Well with the mixes, I think when I had the mix for EPIC36 we expected to make top six so when we made top three we were amazed. For the I69 I wanted the final, I thought we could get the final and the fact we didn’t left me quite hungry. Last Epic, I went in saying I don’t know, I don’t see us going far. Then we started owning everyone and I was disappointed we didn’t make the stage in the end, because we were playing well enough to make the stage.
You lost a couple of matches that maybe you shouldn’t of at this LAN, what was the feeling in the team after those results and how did you recover from them?
The feeling was disappointment and confusion about how we lost those games. At the end of the day, we are all human and that’s why they say LAN can be a teamkiller because these upsets happen frequently. Now the adjustment process has been to take a step back and free up everyone in terms of the roles and not go too structured because of the lack of practice, and my situation to overthink everything is pointless.
You’ve touched on the issues you have had this season in ESEA. Once you get your settled roster and can play with your full team, what’s the plan for the next few months?
I think we are going to have a chat after this LAN and assess everyone’s situation. Not being able to touch the game for three weeks has affected me individually and also on the calling side of things. The meta hasn’t changed dramatically, but little tricks and things are being posted and found daily these days. So not being able to do that has been frustrating, I think going into this season of ESEA we wanted to be winning a LAN or at least attending a final at LAN and making ESEA Advanced, which is looking less and less likely.
Bearing in mind you are an IGL, you have some solid stats that suggest that you are a ‘fragging IGL’ is that an important part of your playstyle?
Originally it was, I’m now starting to debate whether I should be taking those roles anymore though. Me, Rhys and ReegaN all have a bit of a clash with the roles we like to do and maybe it’s time I step back and let them do what they want to do. At the end of the day, the thing I love to do is run in first and get a kill and I think that will still be possible, but maybe I have to take a step back on some of the CT positions I like to play. I would say I’m a good fragging IGL, I think that’s a good term for it.

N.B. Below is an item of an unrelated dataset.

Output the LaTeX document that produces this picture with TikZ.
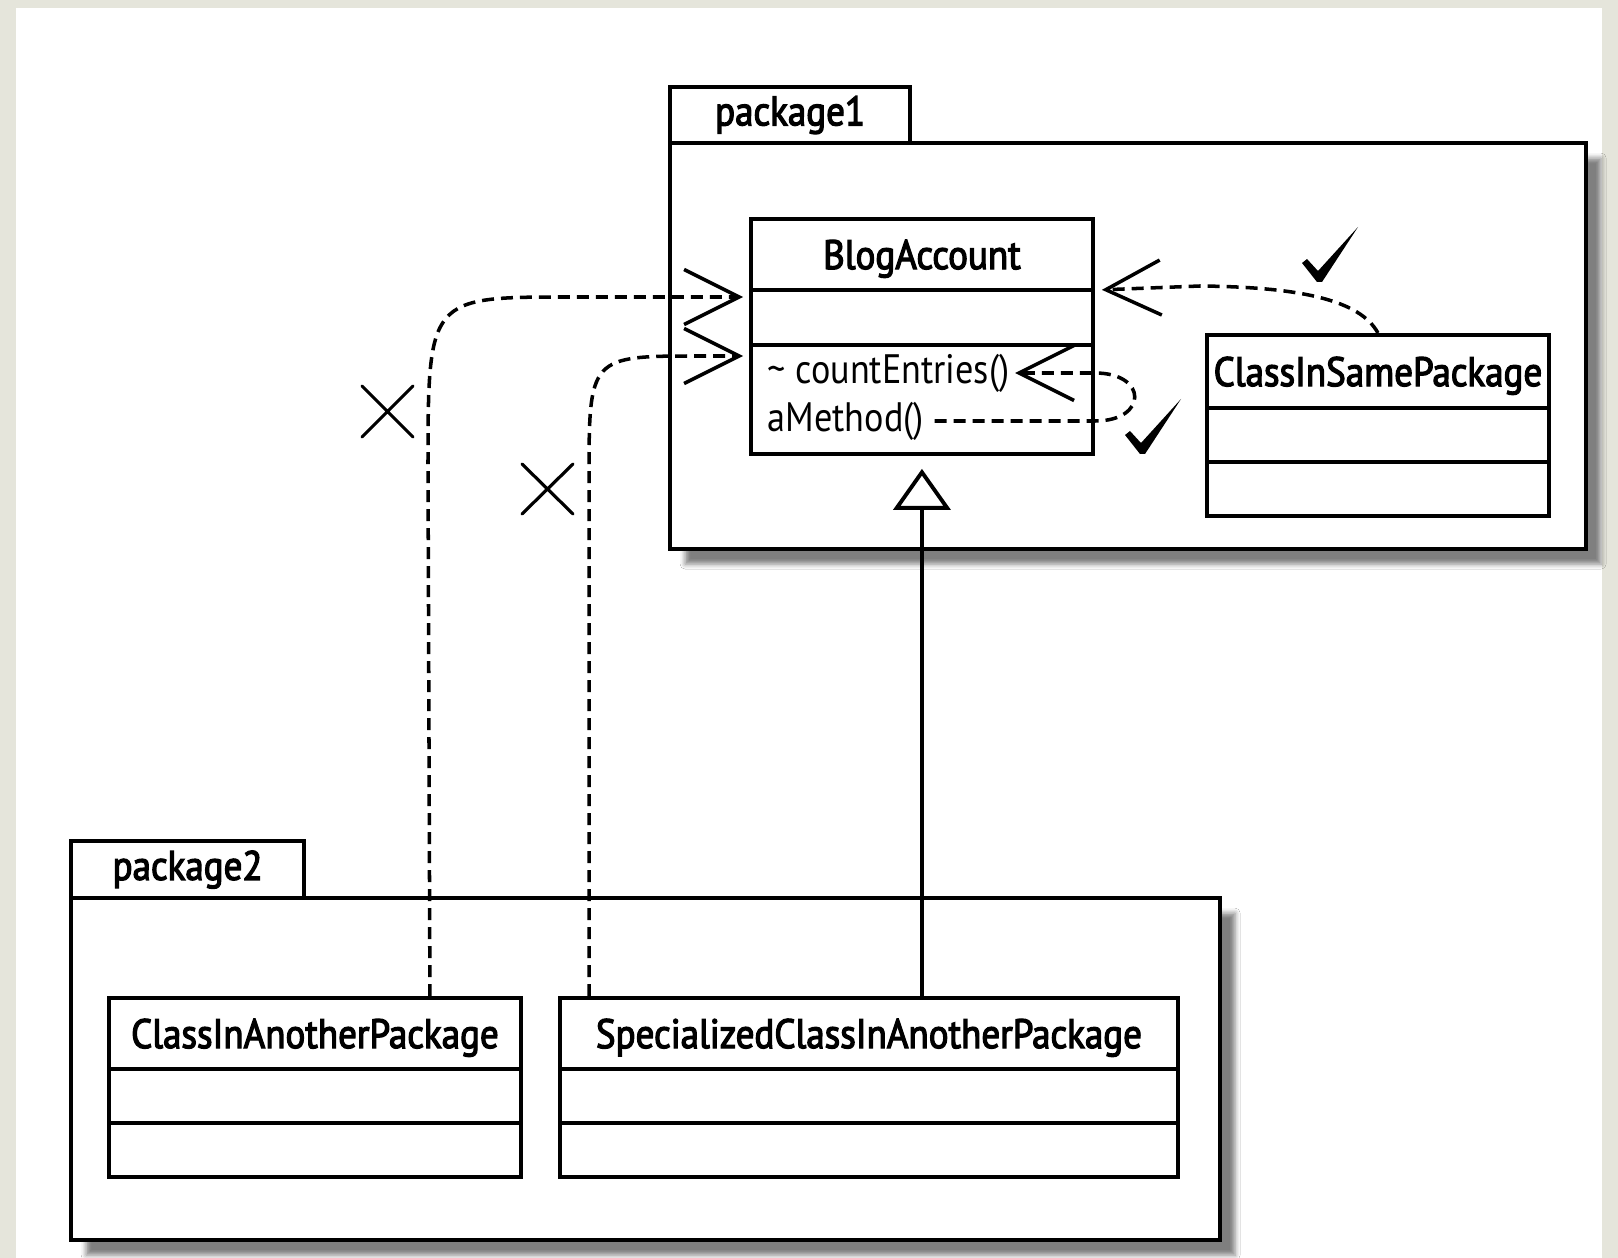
\documentclass[tikz,border=0pt]{standalone}
\usepackage{fontspec}
\setmainfont{PT Sans}[FakeStretch=0.88]
\newfontfamily\namefont{PT Sans}[FakeStretch=0.9,FakeBold=3]
\usetikzlibrary{arrows.meta,shadows.blur}

\definecolor{pagebg}{RGB}{229,229,219}

\tikzset{
  pkgtab/.style={draw, line width=1.2pt, fill=white, anchor=north west, inner sep=0pt,
    font=\namefont\fontsize{11.7}{14}\selectfont},
  pkgbody/.style={draw, line width=1.2pt, fill=white, anchor=north west, inner sep=0pt,
    blur shadow={shadow xshift=1.5mm, shadow yshift=-1.5mm, shadow blur radius=0.5mm, shadow opacity=50}},
  clspart/.style={draw, line width=1.1pt, fill=white, anchor=north west, inner sep=0pt,
    minimum width=#1, text depth=0pt, font=\namefont\fontsize{11.7}{14}\selectfont},
  optext/.style={anchor=west, inner sep=0pt, font=\fontsize{11.7}{14}\selectfont},
  dep/.style={line width=1pt, dash pattern=on 1.2mm off 0.7mm,
    -{Straight Barb[length=5.5mm, width=5.5mm]}},
  inherit/.style={line width=1.1pt, shorten >=1.3mm,
    -{Triangle[open, length=4.1mm, width=5.7mm, fill=white]}},
  nomark/.style={line width=0.9pt, line cap=round},
  okmark/.pic={\fill (-1,2) -- (-16,-17) -- (-11,-21) -- (0,-9) -- (40,-53) -- (4,2) -- cycle;}
}

\begin{document}
\begin{tikzpicture}[x=0.1mm, y=-0.1mm]
  \useasboundingbox (0,0) rectangle (1618,1258);
  \fill[pagebg] (0,0) rectangle (1618,1258);
  \fill[white] (16,8) rectangle (1602,1258);

  % package1
  \node[pkgtab, minimum width=24mm, minimum height=5.6mm] (pkgOneTab) at (668,85) {package1};
  \node[pkgbody, minimum width=91.6mm, minimum height=40.6mm] (pkgOne) at (668,141) {};

  \node[clspart=34.2mm, minimum height=7.1mm] (blogName) at (749,217) {BlogAccount};
  \node[clspart=34.2mm, minimum height=5.5mm] (blogAttr) at (749,288) {};
  \node[clspart=34.2mm, minimum height=10.9mm] (blogOps) at (749,343) {};
  \node[optext] (cntOp) at (767,373) {\textasciitilde\ countEntries()};
  \node[optext] (aMethodOp) at (767,421) {aMethod()};

  \node[clspart=34.2mm, minimum height=7.3mm] (sameName) at (1205,333) {ClassInSamePackage};

  % package2
  \node[pkgtab, minimum width=23.3mm, minimum height=5.7mm] (pkgTwoTab) at (69,839) {package2};
  \node[pkgbody, minimum width=114.9mm, minimum height=34.2mm] (pkgTwo) at (69,896) {};

  \node[clspart=41.2mm, minimum height=7.1mm] (anotherName) at (107,996) {ClassInAnotherPackage};
  \node[clspart=61.8mm, minimum height=7.1mm] (specName) at (558,996) {SpecializedClassInAnotherPackage};

  % empty compartments
  \foreach \nm/\x/\y/\w in {same/1205/406/34.2mm, another/107/1067/41.2mm, spec/558/1067/61.8mm}{
    \node[clspart=\w, minimum height=5.4mm] (\nm Attr) at (\x,\y) {};
    \node[clspart=\w, minimum height=5.4mm] (\nm Ops) at (\x,\y+54) {};}

  % dependencies
  \draw[dep] ([xshift=11.5mm]anotherName.north) -- (428,470) .. controls (428,297) .. (570,297)
    -- ([xshift=-0.6mm, yshift=-0.9mm]blogAttr.north west);
  \draw[dep] ([xshift=3.1mm]specName.north west) -- (589,480) .. controls (589,356) .. (700,356)
    -- ([xshift=-0.6mm, yshift=-1.3mm]blogOps.north west);
  \draw[dep] (sameName.north) .. controls (1360,300) and (1300,287) .. (1200,286)
    -- ([xshift=0.7mm, yshift=0.2mm]blogName.south east);
  \draw[dep] ([xshift=1mm]aMethodOp.east) -- (1095,421) .. controls (1148,421) and (1148,373) .. (1095,373)
    -- ([xshift=0.5mm]cntOp.east);

  % generalization
  \draw[inherit] (specName.north -| blogOps.south) -- (blogOps.south);

  % marks
  \draw[nomark] (362,386) -- (413,437) (362,437) -- (413,386);
  \draw[nomark] (522,464) -- (573,514) (522,514) -- (573,464);
  \pic at (1318,280) {okmark};
  \pic at (1141,452) {okmark};
\end{tikzpicture}
\end{document}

You have mentioned ReegaN, he’s one of your young riflers he won insomnia, he’s known for not having the best temperament and it’s something that’s been mentioned in the past that he’s trying to work on. Have you seen a notable change in that attitude at all?

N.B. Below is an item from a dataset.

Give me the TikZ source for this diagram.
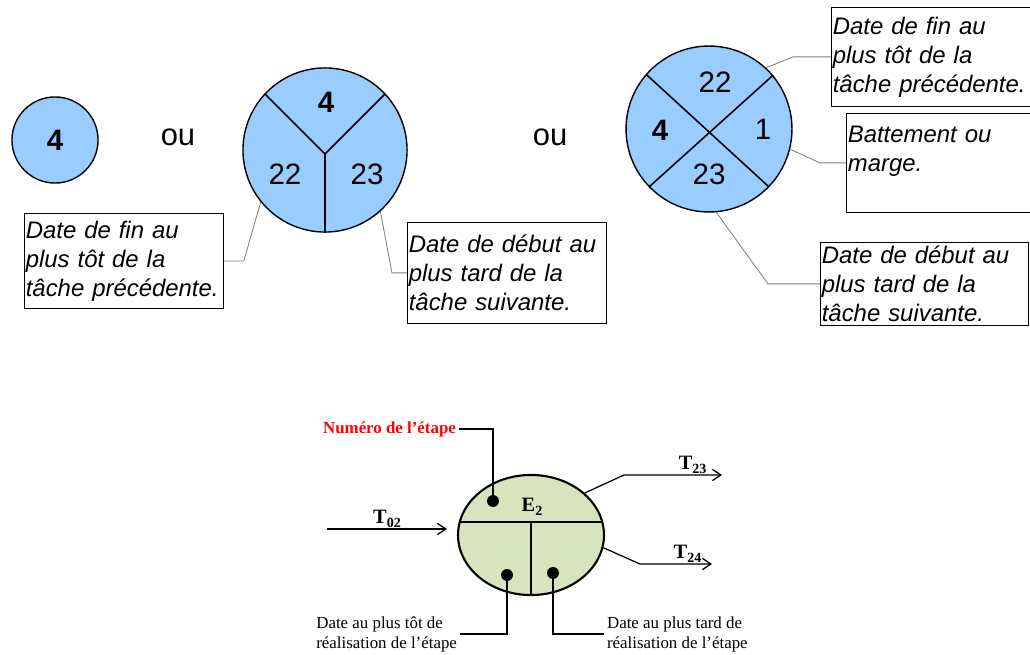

Absolutely. I think he has been more positive than me at times. He seems really happy, really comfortable and confident the only thing is he sometimes gets frustrated with himself. He’s not letting it out as much as he had done previously.

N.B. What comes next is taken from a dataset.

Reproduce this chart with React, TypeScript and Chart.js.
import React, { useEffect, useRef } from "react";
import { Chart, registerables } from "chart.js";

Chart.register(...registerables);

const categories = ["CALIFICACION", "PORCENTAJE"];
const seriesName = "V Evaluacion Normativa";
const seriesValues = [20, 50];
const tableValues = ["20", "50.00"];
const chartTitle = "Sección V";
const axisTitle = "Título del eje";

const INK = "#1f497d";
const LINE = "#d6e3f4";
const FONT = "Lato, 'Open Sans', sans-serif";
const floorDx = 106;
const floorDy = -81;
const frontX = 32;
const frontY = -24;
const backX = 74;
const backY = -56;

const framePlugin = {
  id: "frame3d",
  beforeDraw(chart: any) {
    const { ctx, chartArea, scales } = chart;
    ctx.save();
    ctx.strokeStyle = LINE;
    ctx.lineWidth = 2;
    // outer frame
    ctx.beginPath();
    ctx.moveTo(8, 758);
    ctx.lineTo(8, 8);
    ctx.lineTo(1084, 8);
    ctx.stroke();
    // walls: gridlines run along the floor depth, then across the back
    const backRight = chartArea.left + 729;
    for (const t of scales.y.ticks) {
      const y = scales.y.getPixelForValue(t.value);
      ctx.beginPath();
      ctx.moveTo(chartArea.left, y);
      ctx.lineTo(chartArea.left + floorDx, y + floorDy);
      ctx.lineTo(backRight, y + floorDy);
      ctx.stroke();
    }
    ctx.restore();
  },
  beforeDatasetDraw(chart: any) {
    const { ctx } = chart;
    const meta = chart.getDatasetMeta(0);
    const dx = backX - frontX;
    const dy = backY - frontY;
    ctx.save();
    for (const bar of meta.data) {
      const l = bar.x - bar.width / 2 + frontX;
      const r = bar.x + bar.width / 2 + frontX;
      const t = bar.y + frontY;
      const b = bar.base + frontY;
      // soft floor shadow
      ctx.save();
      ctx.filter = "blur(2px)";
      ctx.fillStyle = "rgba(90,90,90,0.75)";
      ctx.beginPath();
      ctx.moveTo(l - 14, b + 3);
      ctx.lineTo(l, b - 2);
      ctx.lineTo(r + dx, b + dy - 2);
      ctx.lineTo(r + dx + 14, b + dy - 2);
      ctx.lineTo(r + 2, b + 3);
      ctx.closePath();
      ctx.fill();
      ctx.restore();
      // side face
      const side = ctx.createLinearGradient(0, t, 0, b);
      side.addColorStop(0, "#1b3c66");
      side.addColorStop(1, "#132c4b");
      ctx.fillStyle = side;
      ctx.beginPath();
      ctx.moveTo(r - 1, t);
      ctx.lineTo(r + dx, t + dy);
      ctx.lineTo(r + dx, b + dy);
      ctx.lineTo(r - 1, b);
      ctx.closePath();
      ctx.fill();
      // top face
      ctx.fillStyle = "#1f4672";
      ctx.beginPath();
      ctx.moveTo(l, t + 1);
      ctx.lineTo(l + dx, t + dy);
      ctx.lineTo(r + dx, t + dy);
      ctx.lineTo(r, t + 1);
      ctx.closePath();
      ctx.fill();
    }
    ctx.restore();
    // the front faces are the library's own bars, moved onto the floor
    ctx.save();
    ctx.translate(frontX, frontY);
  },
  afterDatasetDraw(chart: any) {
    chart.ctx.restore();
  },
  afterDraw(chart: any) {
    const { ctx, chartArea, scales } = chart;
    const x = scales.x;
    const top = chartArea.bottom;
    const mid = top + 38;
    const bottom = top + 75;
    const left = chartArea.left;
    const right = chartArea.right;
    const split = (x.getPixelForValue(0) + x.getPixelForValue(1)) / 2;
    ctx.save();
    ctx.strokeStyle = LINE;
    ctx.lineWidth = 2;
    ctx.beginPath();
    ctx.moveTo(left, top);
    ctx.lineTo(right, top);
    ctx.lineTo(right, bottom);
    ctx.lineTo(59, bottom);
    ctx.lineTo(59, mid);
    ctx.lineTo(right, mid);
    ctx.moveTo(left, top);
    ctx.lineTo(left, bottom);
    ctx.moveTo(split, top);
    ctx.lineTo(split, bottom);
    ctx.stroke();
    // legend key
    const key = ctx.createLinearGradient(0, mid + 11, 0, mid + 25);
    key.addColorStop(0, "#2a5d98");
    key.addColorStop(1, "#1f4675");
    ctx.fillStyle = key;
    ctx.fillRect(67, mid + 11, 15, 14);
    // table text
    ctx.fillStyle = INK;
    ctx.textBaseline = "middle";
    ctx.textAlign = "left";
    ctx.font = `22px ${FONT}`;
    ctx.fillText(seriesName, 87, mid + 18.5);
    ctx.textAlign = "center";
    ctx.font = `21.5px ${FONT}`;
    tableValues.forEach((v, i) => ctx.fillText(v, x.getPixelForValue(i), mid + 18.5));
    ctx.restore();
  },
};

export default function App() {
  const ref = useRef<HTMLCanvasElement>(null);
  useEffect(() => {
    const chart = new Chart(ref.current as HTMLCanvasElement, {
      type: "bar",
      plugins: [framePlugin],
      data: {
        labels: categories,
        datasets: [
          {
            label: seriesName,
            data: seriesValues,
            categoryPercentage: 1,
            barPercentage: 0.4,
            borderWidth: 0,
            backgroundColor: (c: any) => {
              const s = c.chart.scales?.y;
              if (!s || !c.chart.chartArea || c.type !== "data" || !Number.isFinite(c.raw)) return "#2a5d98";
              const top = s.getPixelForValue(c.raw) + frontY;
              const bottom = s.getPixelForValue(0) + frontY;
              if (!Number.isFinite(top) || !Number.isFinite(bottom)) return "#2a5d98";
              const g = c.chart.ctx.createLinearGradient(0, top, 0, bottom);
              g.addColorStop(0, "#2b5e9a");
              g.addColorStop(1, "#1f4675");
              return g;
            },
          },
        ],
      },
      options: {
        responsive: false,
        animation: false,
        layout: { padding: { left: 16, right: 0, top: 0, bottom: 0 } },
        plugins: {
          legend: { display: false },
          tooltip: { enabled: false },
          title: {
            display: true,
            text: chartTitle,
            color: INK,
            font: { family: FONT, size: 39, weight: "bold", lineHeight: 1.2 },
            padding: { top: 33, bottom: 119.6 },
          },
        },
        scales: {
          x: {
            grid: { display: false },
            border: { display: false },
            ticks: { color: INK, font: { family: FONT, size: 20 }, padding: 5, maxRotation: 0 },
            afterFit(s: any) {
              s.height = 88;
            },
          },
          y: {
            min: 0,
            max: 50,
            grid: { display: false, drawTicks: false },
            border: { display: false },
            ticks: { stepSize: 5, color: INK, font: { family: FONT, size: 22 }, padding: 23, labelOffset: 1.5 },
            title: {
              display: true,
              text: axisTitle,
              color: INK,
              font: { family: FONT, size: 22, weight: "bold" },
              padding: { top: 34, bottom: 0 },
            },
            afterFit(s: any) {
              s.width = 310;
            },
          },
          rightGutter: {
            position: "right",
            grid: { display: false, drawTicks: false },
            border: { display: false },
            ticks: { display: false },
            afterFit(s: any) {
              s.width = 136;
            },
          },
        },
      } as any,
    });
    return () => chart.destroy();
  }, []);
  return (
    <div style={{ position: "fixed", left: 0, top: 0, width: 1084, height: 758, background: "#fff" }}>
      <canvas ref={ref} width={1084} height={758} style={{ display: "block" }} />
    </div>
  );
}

What’s it like playing with Frazehh, obviously he is also an IGL, have you had any conflict when you are trying to call, are you learning from each other what’s that experience been like?
I’m learning quite a lot from him, we were starting to have a conflict between the calling styles so for the remainder of the event I think I will just step back and let him call. When you are out of the game for three weeks even just like, thinking and processing things isn’t as natural as when you have been playing constantly. So I think, for now, Frazehh will keep calling. I think the reason we have taken some of these rough losses is purely that me and him would have conflict over a call and that would confuse everybody. So now I’m just going to let him call and pick up on what he has because he’s a lot more experienced than me, he’s played at a really high level so I’m learning a lot from him.
What do you think your team needs to take the next step, to reach your goals of Advanced and LAN finals etc?
Prac time. I think we need to start working in the same direction like I want to play one way, Rhys wants to play another, and Klay wants to play another we just need to come together and make that leap into how we want to play. I think we also need to take dry prac more seriously, how we react to certain plays and all of that needs to be more cohesive. I think we also need to enjoy playing more outside of team prac. I would say a lot of people have not been enjoying the game as much and therefore haven’t been playing as much. That’s a shame and like obviously I have come into the LAN on five hours past three weeks.